Considered by some to be the most critical infrastructure project in the country, the Gateway Project is an ongoing example of the extreme costs of bureaucratic and political neglect.

The Gateway Development Commission, tasked with managing the Gateway Program to develop new capacity for the Northeast Corridor between Newark, New Jersey and Penn Station in New York City, announced at the end of August that the project will open three years later than expected and cost $2 billion more to construct.
Officials blamed some of the delay and expense on “market volatility and inflation,” according to an article by Dana Rubinstein for the New York Times. “The commission hopes to make up much of the cost difference with funding from the federal infrastructure law passed last year. The remaining cost overrun will be split between New York and New Jersey and the federal government.”
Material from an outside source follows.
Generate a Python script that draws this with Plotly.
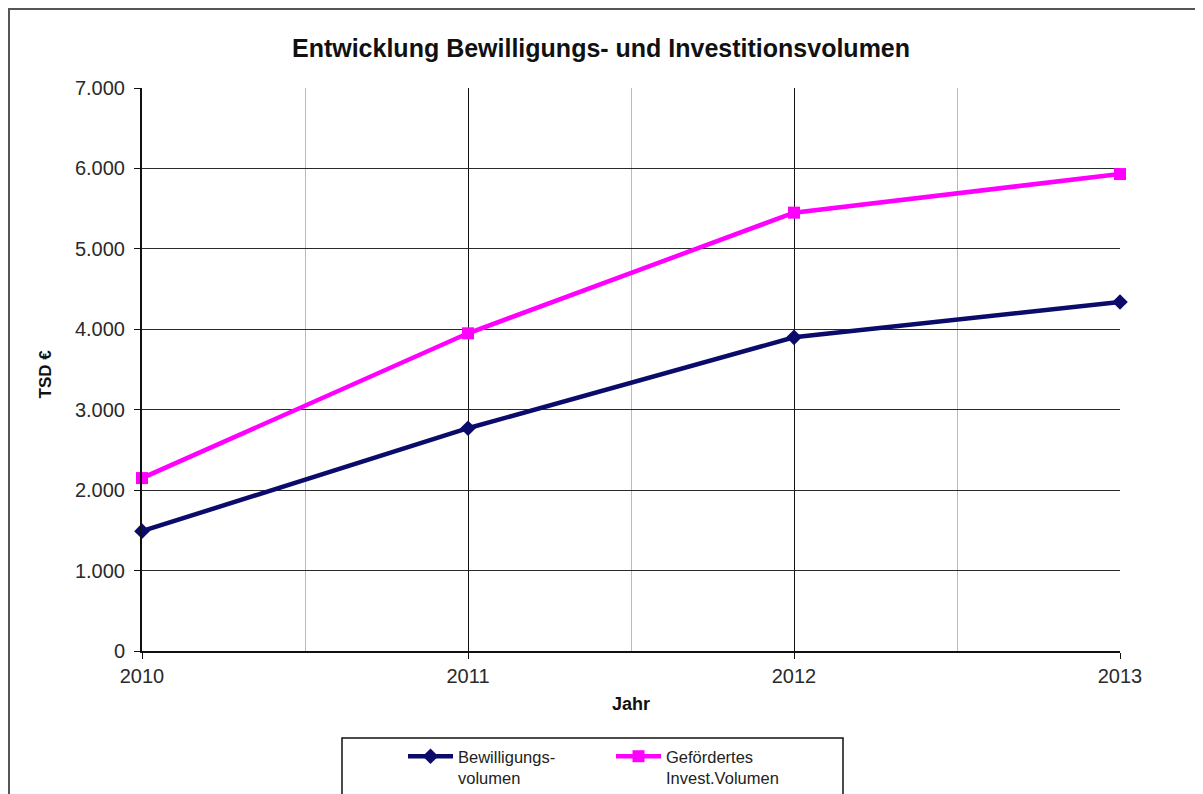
import plotly.graph_objects as go

years = [2010, 2011, 2012, 2013]
bewilligung = [1490, 2770, 3900, 4340]
invest = [2150, 3950, 5450, 5930]
y_ticks = [0, 1000, 2000, 3000, 4000, 5000, 6000, 7000]

# the page adds an 8px body margin, so the figure is drawn 8px smaller
OFF = 8
W, H = 1203 - OFF, 794 - OFF
L, R, T, B = 142 - OFF, 1120 - OFF, 88 - OFF, 651 - OFF


def px_x(p):
    """screenshot x pixel -> paper coordinate"""
    return (p - OFF - L) / (R - L)


def px_y(p):
    """screenshot y pixel -> paper coordinate"""
    return (B - (p - OFF)) / (B - T)


fig = go.Figure()
fig.add_trace(go.Scatter(
    x=years, y=bewilligung, name="Bewilligungs-<br>volumen",
    mode="lines+markers", cliponaxis=False,
    line=dict(color="#0b0b6b", width=4.5),
    marker=dict(symbol="diamond", size=12, color="#0b0b6b"),
))
fig.add_trace(go.Scatter(
    x=years, y=invest, name="Gefördertes<br>Invest.Volumen",
    mode="lines+markers", cliponaxis=False,
    line=dict(color="#ff00ff", width=4.5),
    marker=dict(symbol="square", size=12, color="#ff00ff"),
))

fig.update_layout(
    width=W, height=H,
    margin=dict(l=L, r=W - R, t=T, b=H - B, autoexpand=False),
    paper_bgcolor="white", plot_bgcolor="white",
    separators=",.",
    font=dict(family="Liberation Sans, Arial", color="#2a2a2a", size=20),
    title=dict(text="<b>Entwicklung Bewilligungs- und Investitionsvolumen</b>",
               x=px_x(601), xref="paper", xanchor="center",
               y=1 - (48 - OFF) / H, yanchor="middle",
               font=dict(size=25, color="#111111")),
    showlegend=True,
    legend=dict(orientation="h", x=px_x(403), y=px_y(739),
                xanchor="left", yanchor="top", valign="top",
                entrywidth=148, entrywidthmode="pixels",
                bgcolor="rgba(0,0,0,0)", font=dict(size=16.5, color="#222222"),
                itemwidth=45),
    xaxis=dict(range=[2010, 2013], tickvals=years, ticktext=[str(y) for y in years],
               showgrid=True, gridcolor="#111111", gridwidth=1,
               minor=dict(dtick=0.5, tick0=2010, showgrid=True, gridcolor="#bbbbbb", gridwidth=1),
               showline=True, linecolor="#111111", linewidth=2,
               ticks="outside", ticklen=6, tickcolor="#111111",
               zeroline=False, fixedrange=True),
    yaxis=dict(range=[0, 7000], tickvals=y_ticks, tickformat=",d",
               showgrid=True, gridcolor="#2a2a2a", gridwidth=1,
               showline=True, linecolor="#111111", linewidth=2,
               ticks="outside", ticklen=6, tickcolor="#111111",
               ticklabelstandoff=5,
               zeroline=False, fixedrange=True),
    annotations=[
        dict(text="<b>TSD €</b>", x=px_x(33), y=px_y(374), xref="paper", yref="paper",
             textangle=-90, showarrow=False, font=dict(size=17, color="#111111")),
        dict(text="<b>Jahr</b>", x=px_x(631), y=px_y(716), xref="paper", yref="paper",
             showarrow=False, font=dict(size=18, color="#111111")),
    ],
    shapes=[
        dict(type="rect", xref="paper", yref="paper",
             x0=px_x(9), x1=px_x(1240), y0=px_y(9), y1=px_y(840),
             line=dict(color="#555555", width=2), layer="below"),
        dict(type="rect", xref="paper", yref="paper",
             x0=px_x(342), x1=px_x(843), y0=px_y(738), y1=px_y(840),
             line=dict(color="#111111", width=1.5), layer="below"),
    ],
)

fig.write_html("out.html")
The news is only the latest unwelcome development in the long saga of the Gateway Program. Since the Biden administration took office, the news has generally been good—funding approval for the Portal Bridge and a $14 billion funding agreement between the states of New Jersey and New York. The last time Planetizen picked up news of time and money being added to the project timeline was in September 2020.
Rubinstein includes a discussion of the high costs of transit infrastructure investments in the article, citing Eric Goldwyn, director of the Transportation and Land-Use program at the N.Y.U. Marron Institute, to explain how expensive is the project compared to other projects in the country and world. The Marron Institute produced the first study on the high cost of transit in 2021.